═════ DATA LISTING

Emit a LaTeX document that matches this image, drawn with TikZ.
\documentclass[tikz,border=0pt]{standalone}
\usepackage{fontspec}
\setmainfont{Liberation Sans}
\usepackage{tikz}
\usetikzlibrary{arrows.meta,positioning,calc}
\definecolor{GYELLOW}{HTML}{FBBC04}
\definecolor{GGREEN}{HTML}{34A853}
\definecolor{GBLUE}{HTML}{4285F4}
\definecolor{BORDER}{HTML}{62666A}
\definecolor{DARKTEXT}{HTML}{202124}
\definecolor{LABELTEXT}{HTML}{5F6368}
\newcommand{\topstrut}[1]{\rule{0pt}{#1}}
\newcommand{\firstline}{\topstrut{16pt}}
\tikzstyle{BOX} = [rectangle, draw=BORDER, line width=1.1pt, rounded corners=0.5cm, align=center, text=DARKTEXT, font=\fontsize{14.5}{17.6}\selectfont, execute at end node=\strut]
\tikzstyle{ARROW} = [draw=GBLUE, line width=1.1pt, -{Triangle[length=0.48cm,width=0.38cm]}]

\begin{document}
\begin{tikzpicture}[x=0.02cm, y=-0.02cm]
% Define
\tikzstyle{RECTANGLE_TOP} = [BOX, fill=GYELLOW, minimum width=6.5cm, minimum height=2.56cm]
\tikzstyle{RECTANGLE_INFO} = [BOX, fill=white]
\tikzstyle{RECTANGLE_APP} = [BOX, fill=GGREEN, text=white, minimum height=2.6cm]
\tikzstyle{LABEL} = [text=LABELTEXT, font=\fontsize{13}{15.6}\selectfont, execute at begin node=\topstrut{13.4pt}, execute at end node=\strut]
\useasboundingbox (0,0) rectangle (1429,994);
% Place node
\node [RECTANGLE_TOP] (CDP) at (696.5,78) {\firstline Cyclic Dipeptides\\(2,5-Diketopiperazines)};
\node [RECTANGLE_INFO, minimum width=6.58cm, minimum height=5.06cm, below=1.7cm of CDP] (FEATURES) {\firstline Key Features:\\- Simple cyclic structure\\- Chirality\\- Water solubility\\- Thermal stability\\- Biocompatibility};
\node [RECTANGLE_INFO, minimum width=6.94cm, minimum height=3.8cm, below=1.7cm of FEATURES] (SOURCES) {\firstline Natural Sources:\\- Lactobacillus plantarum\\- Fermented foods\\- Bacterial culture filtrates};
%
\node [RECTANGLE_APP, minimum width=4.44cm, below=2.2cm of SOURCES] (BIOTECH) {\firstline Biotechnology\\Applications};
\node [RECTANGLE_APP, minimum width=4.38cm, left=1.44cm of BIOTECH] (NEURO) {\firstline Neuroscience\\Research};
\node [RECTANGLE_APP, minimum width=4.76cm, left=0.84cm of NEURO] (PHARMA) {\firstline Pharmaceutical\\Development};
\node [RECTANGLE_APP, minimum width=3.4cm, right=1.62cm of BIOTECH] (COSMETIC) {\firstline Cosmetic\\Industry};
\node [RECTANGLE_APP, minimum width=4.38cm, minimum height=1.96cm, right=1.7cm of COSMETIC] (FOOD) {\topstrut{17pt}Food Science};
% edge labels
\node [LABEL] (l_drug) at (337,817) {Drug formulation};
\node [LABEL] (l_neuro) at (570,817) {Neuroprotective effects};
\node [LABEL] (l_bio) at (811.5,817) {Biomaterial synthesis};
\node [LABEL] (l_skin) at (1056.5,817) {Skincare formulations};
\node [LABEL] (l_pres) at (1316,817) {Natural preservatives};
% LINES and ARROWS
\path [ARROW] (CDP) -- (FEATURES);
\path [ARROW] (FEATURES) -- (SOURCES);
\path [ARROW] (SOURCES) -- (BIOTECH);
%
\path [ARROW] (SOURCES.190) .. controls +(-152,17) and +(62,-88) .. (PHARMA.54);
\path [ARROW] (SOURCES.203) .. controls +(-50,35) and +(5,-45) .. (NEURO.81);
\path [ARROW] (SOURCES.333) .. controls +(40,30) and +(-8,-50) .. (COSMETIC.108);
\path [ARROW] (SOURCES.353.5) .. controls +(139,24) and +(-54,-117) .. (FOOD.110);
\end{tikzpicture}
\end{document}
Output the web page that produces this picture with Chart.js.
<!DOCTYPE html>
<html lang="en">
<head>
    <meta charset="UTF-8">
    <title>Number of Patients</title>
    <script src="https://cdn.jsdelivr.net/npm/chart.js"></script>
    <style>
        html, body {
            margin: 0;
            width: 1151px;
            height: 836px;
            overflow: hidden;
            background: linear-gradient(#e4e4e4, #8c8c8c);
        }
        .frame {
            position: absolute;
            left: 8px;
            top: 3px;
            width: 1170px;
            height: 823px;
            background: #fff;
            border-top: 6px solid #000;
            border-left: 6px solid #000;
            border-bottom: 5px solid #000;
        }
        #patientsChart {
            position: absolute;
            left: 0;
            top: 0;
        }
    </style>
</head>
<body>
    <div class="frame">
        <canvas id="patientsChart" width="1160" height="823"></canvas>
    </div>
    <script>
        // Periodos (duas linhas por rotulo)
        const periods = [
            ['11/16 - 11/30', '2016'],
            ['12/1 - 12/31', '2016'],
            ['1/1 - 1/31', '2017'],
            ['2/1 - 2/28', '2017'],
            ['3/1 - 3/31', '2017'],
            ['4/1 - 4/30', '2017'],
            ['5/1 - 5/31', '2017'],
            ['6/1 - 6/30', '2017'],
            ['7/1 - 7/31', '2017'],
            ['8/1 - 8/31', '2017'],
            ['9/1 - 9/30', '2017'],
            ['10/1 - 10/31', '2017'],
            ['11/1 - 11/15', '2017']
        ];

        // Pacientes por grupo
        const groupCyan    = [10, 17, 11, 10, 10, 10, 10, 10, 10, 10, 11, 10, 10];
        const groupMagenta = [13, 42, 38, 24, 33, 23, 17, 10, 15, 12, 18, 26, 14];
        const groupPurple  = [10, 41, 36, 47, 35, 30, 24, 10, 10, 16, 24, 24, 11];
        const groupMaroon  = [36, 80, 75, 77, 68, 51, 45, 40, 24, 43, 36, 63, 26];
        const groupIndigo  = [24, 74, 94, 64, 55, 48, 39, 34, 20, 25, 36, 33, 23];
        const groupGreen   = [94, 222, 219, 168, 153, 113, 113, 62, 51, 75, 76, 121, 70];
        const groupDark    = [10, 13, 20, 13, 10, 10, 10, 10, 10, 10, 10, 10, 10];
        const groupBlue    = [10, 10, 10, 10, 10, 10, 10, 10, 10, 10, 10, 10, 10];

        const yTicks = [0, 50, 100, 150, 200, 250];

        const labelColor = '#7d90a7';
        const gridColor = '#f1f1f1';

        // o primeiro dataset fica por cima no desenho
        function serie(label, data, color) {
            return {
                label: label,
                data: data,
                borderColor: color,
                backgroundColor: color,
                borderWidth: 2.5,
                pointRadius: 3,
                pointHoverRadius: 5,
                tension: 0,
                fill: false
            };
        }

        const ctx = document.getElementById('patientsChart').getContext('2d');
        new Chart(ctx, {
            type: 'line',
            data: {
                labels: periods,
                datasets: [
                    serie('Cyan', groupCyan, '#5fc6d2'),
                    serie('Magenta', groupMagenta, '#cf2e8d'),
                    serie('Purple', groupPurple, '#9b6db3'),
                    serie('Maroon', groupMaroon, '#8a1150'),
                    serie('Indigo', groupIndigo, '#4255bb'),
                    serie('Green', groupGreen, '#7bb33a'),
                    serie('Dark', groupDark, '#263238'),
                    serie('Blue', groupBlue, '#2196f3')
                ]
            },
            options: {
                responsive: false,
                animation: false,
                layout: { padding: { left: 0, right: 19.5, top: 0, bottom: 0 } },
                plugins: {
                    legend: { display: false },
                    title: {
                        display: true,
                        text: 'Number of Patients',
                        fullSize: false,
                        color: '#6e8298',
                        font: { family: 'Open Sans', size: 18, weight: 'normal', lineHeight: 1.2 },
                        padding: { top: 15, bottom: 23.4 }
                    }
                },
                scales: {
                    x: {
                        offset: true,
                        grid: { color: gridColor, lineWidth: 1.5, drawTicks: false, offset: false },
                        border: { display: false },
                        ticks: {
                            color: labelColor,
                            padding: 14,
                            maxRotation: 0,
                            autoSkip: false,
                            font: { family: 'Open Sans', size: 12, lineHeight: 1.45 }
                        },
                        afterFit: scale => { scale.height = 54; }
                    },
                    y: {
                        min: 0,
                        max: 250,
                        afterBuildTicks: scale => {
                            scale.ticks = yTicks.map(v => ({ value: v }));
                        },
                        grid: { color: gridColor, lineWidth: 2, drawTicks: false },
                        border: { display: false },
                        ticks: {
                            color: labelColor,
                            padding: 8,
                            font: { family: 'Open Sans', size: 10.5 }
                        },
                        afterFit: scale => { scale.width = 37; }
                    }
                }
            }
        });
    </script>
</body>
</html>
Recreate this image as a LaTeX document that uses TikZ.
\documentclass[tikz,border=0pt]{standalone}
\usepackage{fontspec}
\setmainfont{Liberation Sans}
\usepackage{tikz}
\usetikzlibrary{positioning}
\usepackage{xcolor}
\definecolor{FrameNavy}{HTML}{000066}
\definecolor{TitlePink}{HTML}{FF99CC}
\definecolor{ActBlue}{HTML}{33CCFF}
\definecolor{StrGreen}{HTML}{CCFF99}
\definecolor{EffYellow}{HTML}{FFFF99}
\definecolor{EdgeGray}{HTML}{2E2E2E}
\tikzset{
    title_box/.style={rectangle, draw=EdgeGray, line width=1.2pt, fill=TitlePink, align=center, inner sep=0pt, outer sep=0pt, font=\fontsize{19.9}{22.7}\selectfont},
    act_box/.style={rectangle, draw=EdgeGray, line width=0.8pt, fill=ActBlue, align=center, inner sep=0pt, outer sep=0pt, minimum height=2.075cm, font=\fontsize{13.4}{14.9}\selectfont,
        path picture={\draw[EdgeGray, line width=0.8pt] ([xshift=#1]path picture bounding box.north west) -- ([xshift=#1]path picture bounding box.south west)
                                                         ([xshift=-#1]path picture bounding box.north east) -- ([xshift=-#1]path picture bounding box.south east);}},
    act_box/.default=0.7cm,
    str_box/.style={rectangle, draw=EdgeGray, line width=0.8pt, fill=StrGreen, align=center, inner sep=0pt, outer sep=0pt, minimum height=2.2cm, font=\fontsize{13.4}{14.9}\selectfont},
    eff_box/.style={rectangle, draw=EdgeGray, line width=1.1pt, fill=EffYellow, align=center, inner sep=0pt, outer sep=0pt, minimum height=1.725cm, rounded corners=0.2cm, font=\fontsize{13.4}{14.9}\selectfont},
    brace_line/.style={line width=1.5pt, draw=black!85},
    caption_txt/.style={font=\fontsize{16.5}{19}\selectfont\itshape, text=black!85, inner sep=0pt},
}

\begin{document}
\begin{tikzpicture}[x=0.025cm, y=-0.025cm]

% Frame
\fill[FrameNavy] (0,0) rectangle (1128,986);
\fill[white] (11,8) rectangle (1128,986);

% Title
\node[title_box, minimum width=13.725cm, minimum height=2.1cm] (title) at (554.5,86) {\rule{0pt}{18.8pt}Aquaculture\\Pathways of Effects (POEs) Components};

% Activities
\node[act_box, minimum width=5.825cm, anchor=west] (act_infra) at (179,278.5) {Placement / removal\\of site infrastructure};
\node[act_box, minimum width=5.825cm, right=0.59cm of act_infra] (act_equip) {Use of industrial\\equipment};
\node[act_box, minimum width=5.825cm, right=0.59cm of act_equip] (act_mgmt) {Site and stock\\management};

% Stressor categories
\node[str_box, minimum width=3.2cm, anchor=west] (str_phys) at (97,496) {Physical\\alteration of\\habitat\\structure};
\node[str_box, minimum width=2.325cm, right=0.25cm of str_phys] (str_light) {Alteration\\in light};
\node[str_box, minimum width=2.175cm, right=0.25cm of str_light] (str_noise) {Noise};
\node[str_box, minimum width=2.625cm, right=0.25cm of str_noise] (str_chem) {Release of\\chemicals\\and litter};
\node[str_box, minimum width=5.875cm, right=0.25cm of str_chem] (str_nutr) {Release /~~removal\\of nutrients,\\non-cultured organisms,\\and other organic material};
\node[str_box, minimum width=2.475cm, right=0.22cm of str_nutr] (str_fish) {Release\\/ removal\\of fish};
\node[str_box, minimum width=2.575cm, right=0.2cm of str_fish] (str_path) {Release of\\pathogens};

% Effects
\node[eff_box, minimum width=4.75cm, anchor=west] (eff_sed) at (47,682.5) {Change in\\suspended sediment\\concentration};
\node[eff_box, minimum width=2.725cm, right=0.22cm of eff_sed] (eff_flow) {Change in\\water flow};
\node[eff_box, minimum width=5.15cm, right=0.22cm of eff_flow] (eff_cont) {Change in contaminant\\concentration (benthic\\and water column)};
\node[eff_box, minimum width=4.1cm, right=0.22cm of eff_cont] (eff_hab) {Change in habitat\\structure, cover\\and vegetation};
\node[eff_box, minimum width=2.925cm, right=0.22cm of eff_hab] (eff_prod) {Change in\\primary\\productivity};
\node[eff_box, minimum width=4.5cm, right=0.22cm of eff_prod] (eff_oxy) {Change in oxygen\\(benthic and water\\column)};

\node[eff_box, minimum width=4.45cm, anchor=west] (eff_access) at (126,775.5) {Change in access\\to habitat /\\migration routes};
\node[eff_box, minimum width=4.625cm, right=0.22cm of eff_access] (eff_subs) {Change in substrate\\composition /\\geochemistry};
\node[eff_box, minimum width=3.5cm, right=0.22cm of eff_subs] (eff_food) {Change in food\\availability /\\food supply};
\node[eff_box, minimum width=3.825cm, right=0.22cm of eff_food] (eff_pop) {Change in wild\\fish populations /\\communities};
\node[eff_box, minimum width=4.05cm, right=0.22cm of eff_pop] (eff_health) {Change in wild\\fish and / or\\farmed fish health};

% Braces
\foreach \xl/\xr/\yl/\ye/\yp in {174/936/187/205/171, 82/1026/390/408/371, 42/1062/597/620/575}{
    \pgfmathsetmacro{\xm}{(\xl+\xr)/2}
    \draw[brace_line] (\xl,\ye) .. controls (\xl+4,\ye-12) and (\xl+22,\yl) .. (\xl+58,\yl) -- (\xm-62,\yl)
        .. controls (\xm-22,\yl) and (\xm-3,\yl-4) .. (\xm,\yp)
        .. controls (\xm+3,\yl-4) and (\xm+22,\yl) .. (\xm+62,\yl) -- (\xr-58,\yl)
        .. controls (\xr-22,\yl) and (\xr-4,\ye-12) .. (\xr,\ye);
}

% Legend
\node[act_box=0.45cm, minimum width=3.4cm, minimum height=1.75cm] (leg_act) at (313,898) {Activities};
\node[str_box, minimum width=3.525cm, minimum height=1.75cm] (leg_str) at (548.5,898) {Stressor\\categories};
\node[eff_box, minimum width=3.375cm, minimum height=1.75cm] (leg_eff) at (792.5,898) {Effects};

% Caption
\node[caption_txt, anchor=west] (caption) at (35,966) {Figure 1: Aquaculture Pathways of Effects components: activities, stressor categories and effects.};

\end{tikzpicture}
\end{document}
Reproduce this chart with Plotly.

══════════

## PROBLEM
Identify each line of the material where the word "image" shows up, and copy it.

## REPLY
Emit a LaTeX document that matches this image, drawn with TikZ.
Recreate this image as a LaTeX document that uses TikZ.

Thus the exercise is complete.